___ SUPPLIED DATA ___
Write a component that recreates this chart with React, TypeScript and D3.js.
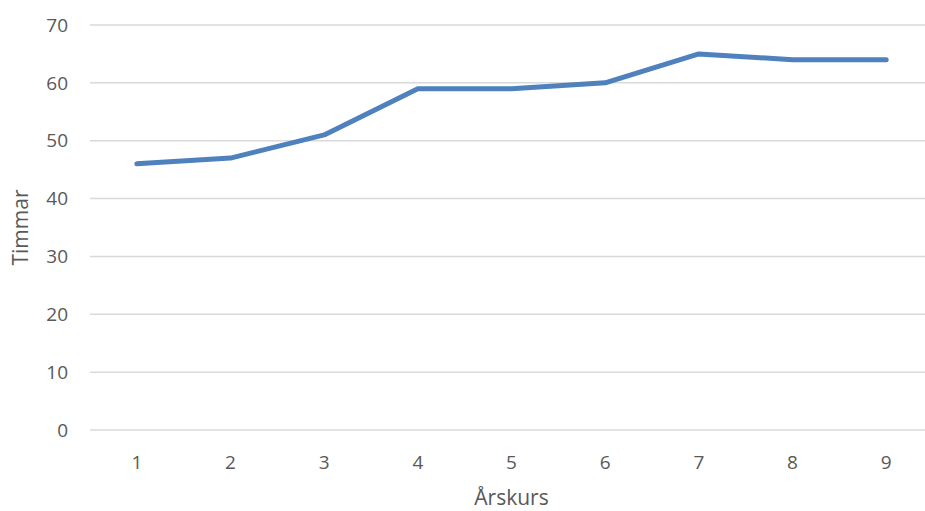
import React from 'react';
import * as d3 from 'd3';

const grades = ['1', '2', '3', '4', '5', '6', '7', '8', '9'];
const hours = [46, 47, 51, 59, 59, 60, 65, 64, 64];
const yTicks = [0, 10, 20, 30, 40, 50, 60, 70];

const width = 925;
const height = 511;
const font = "'Open Sans', 'Liberation Sans', sans-serif";
const textColor = '#595959';

export default function App() {
  const x = d3.scalePoint<string>().domain(grades).range([90, 933]).padding(0.5);
  const y = d3.scaleLinear().domain([0, 70]).range([430, 25]);

  const line = d3
    .line<number>()
    .x((_, i) => x(grades[i]) as number)
    .y((d) => y(d));

  return (
    <svg
      width={width}
      height={height}
      style={{ position: 'absolute', left: 0, top: 0, background: '#fff' }}
      fontFamily={font}
    >
      <rect width={width} height={height} fill="#fff" />
      {yTicks.map((t) => (
        <g key={t}>
          <line x1={90} x2={933} y1={y(t)} y2={y(t)} stroke="#d9d9d9" strokeWidth={1.5} />
          <text x={68} y={y(t)} dy="0.35em" textAnchor="end" fontSize={19} fill={textColor}>
            {t}
          </text>
        </g>
      ))}
      {grades.map((g) => (
        <text key={g} x={x(g)} y={469} textAnchor="middle" fontSize={19} fill={textColor}>
          {g}
        </text>
      ))}
      <path
        d={line(hours) || ''}
        fill="none"
        stroke="#4f81bd"
        strokeWidth={5}
        strokeLinejoin="round"
        strokeLinecap="round"
      />
      <text
        transform={`translate(28, ${y(35)}) rotate(-90)`}
        textAnchor="middle"
        fontSize={21}
        fill={textColor}
      >
        Timmar
      </text>
      <text x={x('5')} y={505} textAnchor="middle" fontSize={21} fill={textColor}>
        Årskurs
      </text>
    </svg>
  );
}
___
WORK INSTRUCTIONS
Copy all the lines of data exactly as they appear, dropping any images.

RESULT OF THIS TASK
Write a component that recreates this chart with React, TypeScript and D3.js.
import React from 'react';
import * as d3 from 'd3';

const grades = ['1', '2', '3', '4', '5', '6', '7', '8', '9'];
const hours = [46, 47, 51, 59, 59, 60, 65, 64, 64];
const yTicks = [0, 10, 20, 30, 40, 50, 60, 70];

const width = 925;
const height = 511;
const font = "'Open Sans', 'Liberation Sans', sans-serif";
const textColor = '#595959';

export default function App() {
  const x = d3.scalePoint<string>().domain(grades).range([90, 933]).padding(0.5);
  const y = d3.scaleLinear().domain([0, 70]).range([430, 25]);

  const line = d3
    .line<number>()
    .x((_, i) => x(grades[i]) as number)
    .y((d) => y(d));

  return (
    <svg
      width={width}
      height={height}
      style={{ position: 'absolute', left: 0, top: 0, background: '#fff' }}
      fontFamily={font}
    >
      <rect width={width} height={height} fill="#fff" />
      {yTicks.map((t) => (
        <g key={t}>
          <line x1={90} x2={933} y1={y(t)} y2={y(t)} stroke="#d9d9d9" strokeWidth={1.5} />
          <text x={68} y={y(t)} dy="0.35em" textAnchor="end" fontSize={19} fill={textColor}>
            {t}
          </text>
        </g>
      ))}
      {grades.map((g) => (
        <text key={g} x={x(g)} y={469} textAnchor="middle" fontSize={19} fill={textColor}>
          {g}
        </text>
      ))}
      <path
        d={line(hours) || ''}
        fill="none"
        stroke="#4f81bd"
        strokeWidth={5}
        strokeLinejoin="round"
        strokeLinecap="round"
      />
      <text
        transform={`translate(28, ${y(35)}) rotate(-90)`}
        textAnchor="middle"
        fontSize={21}
        fill={textColor}
      >
        Timmar
      </text>
      <text x={x('5')} y={505} textAnchor="middle" fontSize={21} fill={textColor}>
        Årskurs
      </text>
    </svg>
  );
}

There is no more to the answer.